Magnus Petersson, professor at IFS and currently visiting scholar at SAIS in Washington, DC, presented his latest book The US NATO Debate: From Libya to Ukraine, a study of the US debate on NATO and the consequences of the debate for European and global security. Focusing on different groups of actors – the administration, congress, the elite media, and the major think tanks - the book covers the US debate during the Libya war in 2011, the Syria conflict and the Chicago summit 2012-13, and the Ukraine crisis that also dominated the Wales summit of 2014.
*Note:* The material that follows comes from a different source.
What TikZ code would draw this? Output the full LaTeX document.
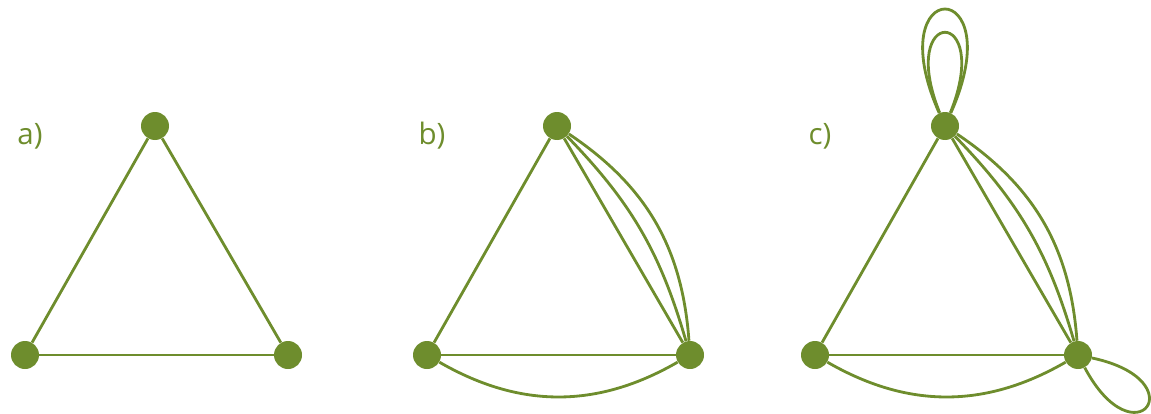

As the author pointed out, how America view Europe and to what extent it is willing to engage in the continent's affairs has been and will remain decisive for European allies and directly affect their security policies. According to Petersson, there is a clear tendency that Washington wants to "lead from behind" and to let its European allies – including Norway - take more responsibility for European security. Svein Melby senior researcher at IFS and one of Norway's leading experts on US security policy provided comments that opened a rich Q and A session.
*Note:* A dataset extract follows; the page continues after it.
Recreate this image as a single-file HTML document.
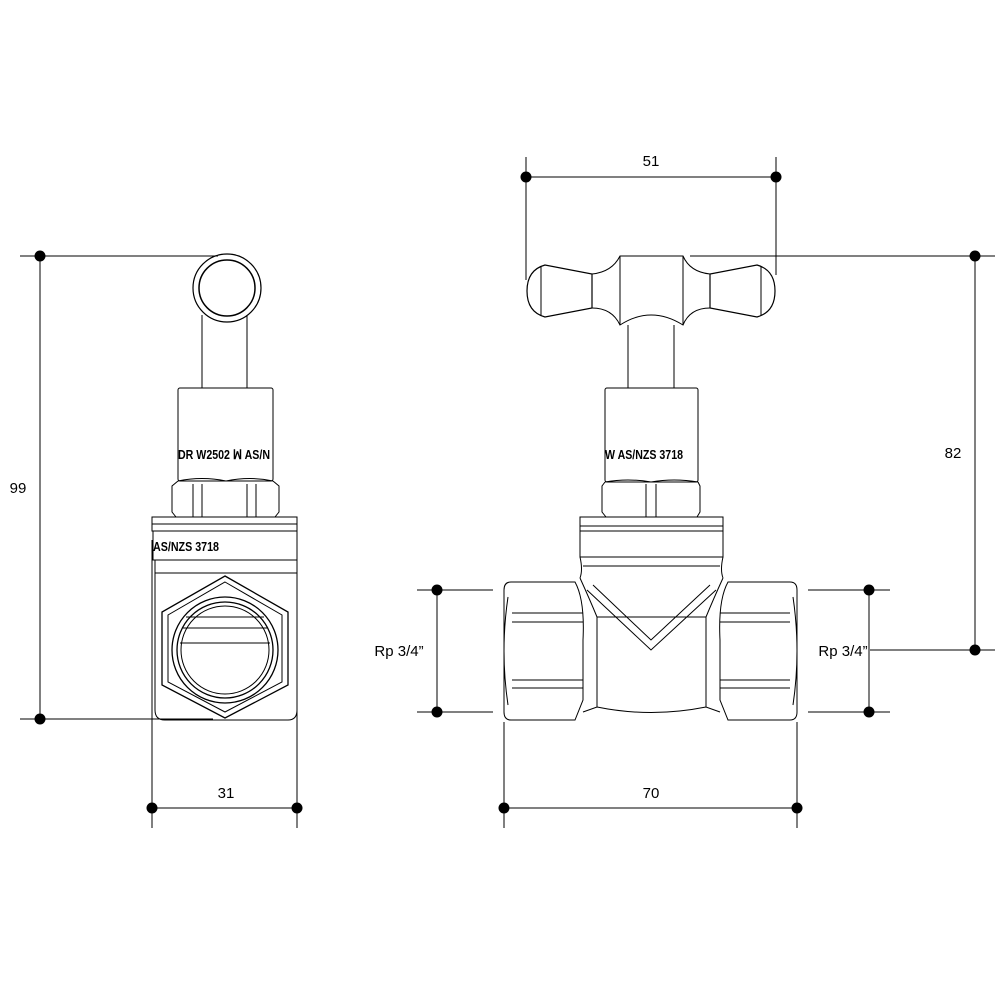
<!DOCTYPE html>
<html><head><meta charset="utf-8"><style>html,body{margin:0;padding:0;background:#fff}svg{display:block}</style></head>
<body>
<svg width="1000" height="1000" viewBox="0 0 1000 1000" xmlns="http://www.w3.org/2000/svg" font-family="Liberation Sans, sans-serif">
<g stroke="#000" stroke-width="1" fill="none">
<!-- ===== LEFT VIEW ===== -->
<circle cx="227" cy="288" r="34" stroke-width="1.2"/>
<circle cx="227" cy="288" r="28" stroke-width="1.5"/>
<line x1="202" y1="315" x2="202" y2="388"/><line x1="247" y1="315" x2="247" y2="388"/>
<rect x="178" y="388" width="95" height="93" rx="2"/>
<path d="M178 481 L172 486 L172 512 L176 517 M273 481 L279 486 L279 512 L275 517 M178 481 Q202 476 226 481 Q250 476 273 481"/>
<line x1="193" y1="484" x2="193" y2="517"/><line x1="202" y1="484" x2="202" y2="517"/>
<line x1="247" y1="484" x2="247" y2="517"/><line x1="256" y1="484" x2="256" y2="517"/>
<rect x="152" y="517" width="145" height="7"/>
<rect x="152" y="524" width="145" height="7"/>
<path d="M153 531 L153 560 L297 560 L297 531"/>
<path d="M155 560 L155 710 Q155 720 165 720 L288 720 Q297 720 297 710 L297 560"/>
<line x1="155" y1="573" x2="297" y2="573"/>
<path d="M225 576 L288 612 L288 685 L225 718 L162 685 L162 612 Z" stroke-width="1.3"/>
<path d="M225 582 L282 615 L282 682 L225 712 L168 682 L168 615 Z"/>
<circle cx="225" cy="650" r="53" stroke-width="1.3"/>
<circle cx="225" cy="650" r="48" stroke-width="1.3"/>
<circle cx="225" cy="650" r="44"/>
<line x1="186" y1="617" x2="264" y2="617"/><line x1="182" y1="628" x2="268" y2="628"/><line x1="180" y1="643" x2="270" y2="643"/>
<!-- ===== RIGHT VIEW ===== -->
<path d="M545 265 Q527 270 527 291 Q527 312 545 317 L592 308 L592 274 Z" stroke-width="1.2"/>
<line x1="541" y1="266" x2="541" y2="316"/>
<line x1="592" y1="274" x2="592" y2="308"/>
<path d="M757 265 Q775 270 775 291 Q775 312 757 317 L710 308 L710 274 Z" stroke-width="1.2"/>
<line x1="761" y1="266" x2="761" y2="316"/>
<line x1="710" y1="274" x2="710" y2="308"/>
<path d="M592 274 Q612 272 620 256 L683 256 Q690 272 710 274 M592 308 Q612 308 620 325 Q651 305 683 325 Q690 308 710 308"/>
<line x1="620" y1="256" x2="620" y2="325"/><line x1="683" y1="256" x2="683" y2="325"/>
<line x1="628" y1="325" x2="628" y2="388"/><line x1="674" y1="325" x2="674" y2="388"/>
<rect x="605" y="388" width="93" height="94" rx="2"/>
<path d="M605 482 L602 486 L602 512 L606 517 M698 482 L700 486 L700 512 L697 517 M605 482 Q628 478 651 482 Q674 478 698 482"/>
<line x1="646" y1="484" x2="646" y2="517"/><line x1="656" y1="484" x2="656" y2="517"/>
<rect x="580" y="517" width="143" height="9"/>
<rect x="580" y="526" width="143" height="5"/>
<rect x="580" y="531" width="143" height="26"/>
<path d="M580 557 Q583 570 580 578 M723 557 Q720 570 723 578"/>
<line x1="583" y1="566" x2="720" y2="566"/>
<!-- body -->
<path d="M511 582 L575 582 Q585 600 583 640 L583 700 L575 720 L511 720 Q504 720 504 712 L504 590 Q504 582 511 582 Z"/>
<path d="M790 582 L728 582 Q718 600 720 640 L720 700 L728 720 L790 720 Q797 720 797 712 L797 590 Q797 582 790 582 Z"/>
<path d="M512 613 L583 613 M512 622 L583 622 M512 680 L583 680 M512 688 L583 688"/>
<path d="M720 613 L790 613 M720 622 L790 622 M720 680 L790 680 M720 688 L790 688"/>
<path d="M508 597 Q500 651 508 705 M793 597 Q801 651 793 705"/>
<path d="M580 578 Q590 600 597 617 L706 617 Q713 600 723 578"/>
<line x1="597" y1="617" x2="597" y2="707"/><line x1="706" y1="617" x2="706" y2="707"/>
<path d="M587 590 L651 650 L716 590 M593 585 L651 640 L710 585"/>
<path d="M583 712 L597 707 Q651 718 706 707 L720 712"/>
<!-- ===== DIMENSIONS ===== -->
<line x1="40" y1="256" x2="40" y2="719"/>
<line x1="20" y1="256" x2="218" y2="256"/><line x1="20" y1="719" x2="213" y2="719"/>
<line x1="152" y1="808" x2="297" y2="808"/>
<line x1="152" y1="540" x2="152" y2="828"/><line x1="297" y1="540" x2="297" y2="828"/>
<line x1="526" y1="177" x2="776" y2="177"/>
<line x1="526" y1="157" x2="526" y2="280"/><line x1="776" y1="157" x2="776" y2="275"/>
<line x1="975" y1="256" x2="975" y2="650"/>
<line x1="690" y1="256" x2="995" y2="256"/><line x1="870" y1="650" x2="995" y2="650"/>
<line x1="437" y1="590" x2="437" y2="712"/>
<line x1="417" y1="590" x2="493" y2="590"/><line x1="417" y1="712" x2="493" y2="712"/>
<line x1="869" y1="590" x2="869" y2="712"/>
<line x1="808" y1="590" x2="890" y2="590"/><line x1="808" y1="712" x2="890" y2="712"/>
<line x1="504" y1="808" x2="797" y2="808"/>
<line x1="504" y1="722" x2="504" y2="828"/><line x1="797" y1="722" x2="797" y2="828"/>
</g>
<g fill="#000">
<circle cx="40" cy="256" r="5.5"/><circle cx="40" cy="719" r="5.5"/>
<circle cx="152" cy="808" r="5.5"/><circle cx="297" cy="808" r="5.5"/>
<circle cx="526" cy="177" r="5.5"/><circle cx="776" cy="177" r="5.5"/>
<circle cx="975" cy="256" r="5.5"/><circle cx="975" cy="650" r="5.5"/>
<circle cx="437" cy="590" r="5.5"/><circle cx="437" cy="712" r="5.5"/>
<circle cx="869" cy="590" r="5.5"/><circle cx="869" cy="712" r="5.5"/>
<circle cx="504" cy="808" r="5.5"/><circle cx="797" cy="808" r="5.5"/>
</g>
<g font-size="15" fill="#000" text-anchor="middle">
<text x="18" y="493">99</text>
<text x="226" y="798">31</text>
<text x="651" y="166">51</text>
<text x="953" y="458">82</text>
<text x="399" y="656">Rp 3/4”</text>
<text x="843" y="656">Rp 3/4”</text>
<text x="651" y="798">70</text>
</g>
<g font-size="13" font-weight="bold" fill="#000">
<text x="178" y="459" textLength="92" lengthAdjust="spacingAndGlyphs">DR W2502 ꟽ AS/N</text>
<text x="153" y="551" textLength="66" lengthAdjust="spacingAndGlyphs">AS/NZS 3718</text>
<text x="605" y="459" textLength="78" lengthAdjust="spacingAndGlyphs">W AS/NZS 3718</text>
</g>
</svg>
</body></html>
Minimalist, moderate and maximalist views
When talking to US actors while writing the book, Petersson was often met with the question "What NATO debate?" Although NATO is not as central in the US grand strategy debate as in European debate, Petersson argued that there is a US NATO debate and that it can be fruitfully analysed through three questions:
- What should NATO be, what kind of vision do US policy makers and shapers have for NATO?
- What should NATO do, what should be its mission?
- How (and by whom) should NATO be led?
One can distinguish between three broad understandings in the US. Some have a maximalist understanding of what NATO should be and do, and how much the United States should engage. These groups see NATO as a political and even cultural alliance with a mission to defend and promote wider western interests and values. Others interpret NATO in a more minimalist way, emphasising its core task as a military alliance and its focus on Article 5 and promoting US interests. Unsurprisingly, US administrations have a relatively moderate understanding of NATO's mission. In recent years, this pragmatism has affected American leadership and willingness to use NATO as the principle framework for the organisation of Western security.
The end of charismatic leadership?
During the cold war and the 1990s, America's leader role in NATO can be described as charismatic, i.e. that there was no doubt that the US was the obvious leader, a "primus inter pares", in the alliance. No one questioned that and every one expected that.
Today, it seems as if Washington puts greater emphasis on "shared leaderhip" willingly letting other allies to step up. According to Petersson, this is both a way to enforce greater burden sharing and a consequence of allied contributions, and the bottom line is, from a US perspective, that Europe must take more responsibility for European security.
Long term trends?
Although American calls for more European engagement and a fairer burden sharing are far from new – it has on the contrary been a permanent "problem" within the alliance since the beginning - Petersson argued that the fact that the US had been less eager to lead NATO in a traditional way in recent years is a long term trend. That argument was questioned by Melby, who argued that the crises covered in Petersson's book all started during the presidency of Barack Obama, and that the less active US NATO policy to a large extent could be explained by his, and his administration's, leadership style. Instead, Melby expressed cautious optimism with regard to the next administration's NATO policies, because NATO is still crucial for both America and Europe.
The main guarantor of the Western security order
An extended Q&A session, chaired by Professor Tom Kristiansen (IFS) highlighted the topic's timeliness. Among the topics debated were other factor' s that could have caused the decreased US interest in NATO, such as strategic factor's (the rebalancing to the Asia-Pacific), economic constraints, increased cultural differences between America and Europe, and anti-interventionist tendencies in US policy and debate after more than a decade of war in Afghanistan and Iraq.
Kristiansen also highlighted that the book concluded a successful four year research program, "NATO in a changing world", conducted jointly between IFS and the Department of Political Science at the University of Oslo, and financed by the Norwegian Ministry of Defence. The program had generated five internationally published books, 40 articles and book chapters, 20 master's thesis, 25 public events, and several master's and PhD courses at the Norwegian Defence University College and The University of Oslo.
The seminar left no doubt that continued research on NATO is necessary, as the Alliance, while seeing its position challenged, remains the main guarantor of the Western security order. Petersson's book reminds Europeans that they can trust their American ally but that they cannot always rely on US leadership.